The Future Of Robotics Comes To Silicon Valley
SAN JOSE, Calif. Oct. 25, 2007 - KGO -- The cartoon "The Jetsons" gave us a make believe look at how well robots could work to simplify our lives. Now that futuristic vision may be close to reality.
The challenge for these computer scientists and engineers is to take robotics to the next level. They're taking the pulse of what's being developed at a robot development conference.
Sure there are robots on auto production lines, in the operating room and making computer chips.
"So we have robots performing human functions today. I think what we're starting to see now is robots in our everyday life where they're helping us with what we're doing," said Kamran Shah from National Instruments.
That's what Anybots has been working on for six years. Based in Mountain View, it was showing off a robot named Monty and one named Dexter that has legs and feet, instead of wheels.
A human is still at the controls, and control isn't perfect.
"It's hard. It takes a lot of practice, and we still drop things all the time. And so, yeah, we're trying to figure out how to make that easy," said Anybots Founder & CEO Trevor Blackwell, Ph.D.
So the new frontier is artificial intelligence -- getting a robot to think and respond on its own.
Robots will need to know how to interact with people and even animals to operate safely around our homes.
"Imagine a robotic lawn mower. The important thing is that it stops when a child runs on or a dog runs on the lawn. If they get close to it, you don't want that thing hurting them," said Willow Garage President & CEO Steve Cousins Ph.D.

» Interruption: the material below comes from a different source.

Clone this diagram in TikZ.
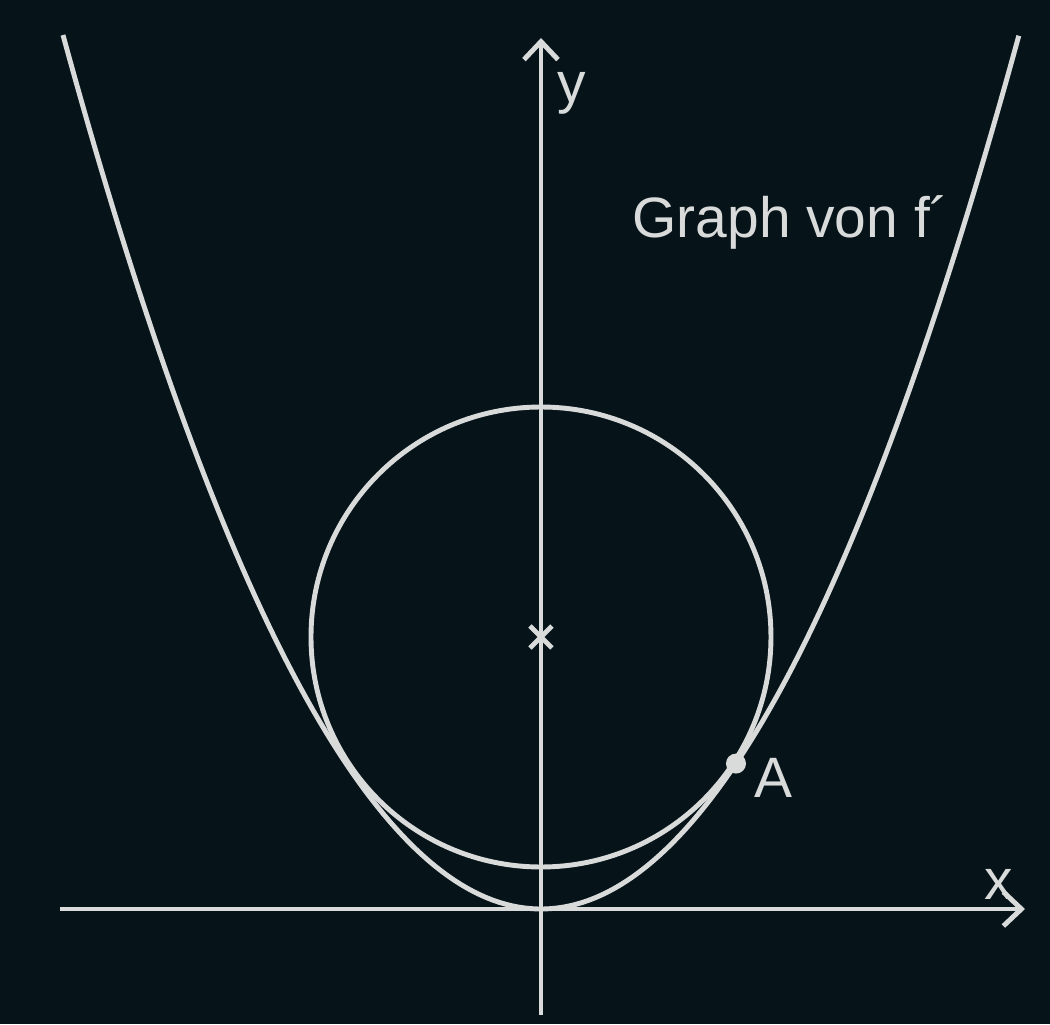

Cousins' company, Willow Garage, is focusing on building robotic platforms to free up developers to concentrate on software.
Others are specializing in robotic hands; robotic hands have four fingers. Why? The pinky isn't that useful and adds 20-percent to the price.
How long will it be before these robots begin appearing in our homes? Some experts here are predicting 15 years; some say it could happen within five.
Japan has produced some of the most promising robots, but Americans are determined to catch up and take the lead.
A robot called Kismet, designed by MIT, acts almost human-like and Silicon Valley innovators are hard at work, too.